Qu’aucune des alertes de l’HCERES[2] ou des propositions des travaux préparatoires[3] n’ait été relayée, qu’aucun terme féminin ne figure dans les propositions diffuse un message qui ne correspond pas aux préoccupations actuelles de la communauté mathématique, et de nos sociétés savantes en particulier.
Il aurait été souhaitable de pouvoir, en amont de la publication, transmettre cette observation parmi d’autres directement aux rédacteurs des actes. L’impossibilité de relecture et l’absence de signataires de ce document a rendu cette démarche irréalisable. Le manque de transparence dans le processus de décision n’a permis ni de clarifier, ni de discuter des critères ayant conduit au choix des « 15 actions » parmi l’ensemble de toutes les propositions effectuées dans les travaux préparatoires. S’il n’y a aucun doute sur l’engagement de l’INSMI pour mettre en lumière le rôle de notre discipline dans la société, la méthode employée qui a conduit à une retranscription biaisée et déséquilibrée des travaux et réflexions collectifs, questionne.

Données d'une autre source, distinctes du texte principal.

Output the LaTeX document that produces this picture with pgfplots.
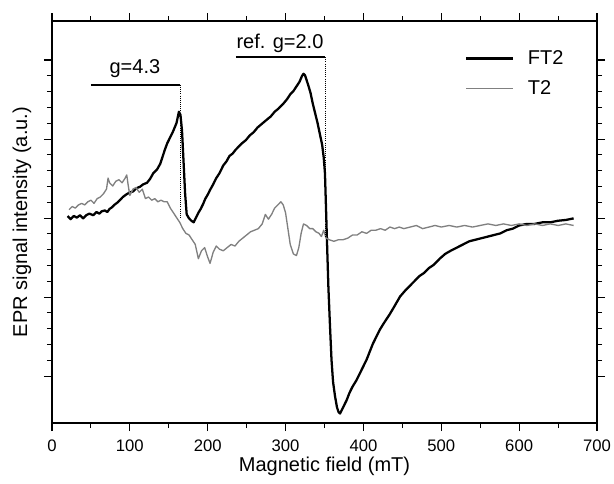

Il est indispensable actuellement au sein de la communauté mathématique, de coopérer et de s’engager pour des actions réelles en faveur de la diversité et de la parité.
Les associations signataires :
Association pour la Recherche en Didactique des Mathématiques (ARDM)
Femmes et Mathématiques (F&M)
Société Française de Statistiques (SFdS)
Société Mathématique de France (SMF)
[1] Extrait du rapport de l’HCERES sur les mathématiques Vol 1, P.70 : « sur la question du genre, la France régresse dans le paysage des mathématiques mondiales » ; P.74 : » L’ampleur et la persistance du déséquilibre femmes-hommes au sein des mathématiques, sans réelle perspective d’inflexion des courbes à court terme, impose de se poser des questions[…] »
[2] Rapport HECRES Vol. 1, P.73, extrait de la recommandation 20 : « Fixer à moyen terme des objectifs chiffrés et les moyens de les atteindre » ; extrait de la conclusion P.74 : « Après 30 ans de prise de conscience, la communauté mathématique doit définir une politique et une stratégie claires sur les questions de parité, puis les proposer aux pouvoirs publics. »
[3] Travaux préparatoires aux Assises, propositions IV.5 à IV.8.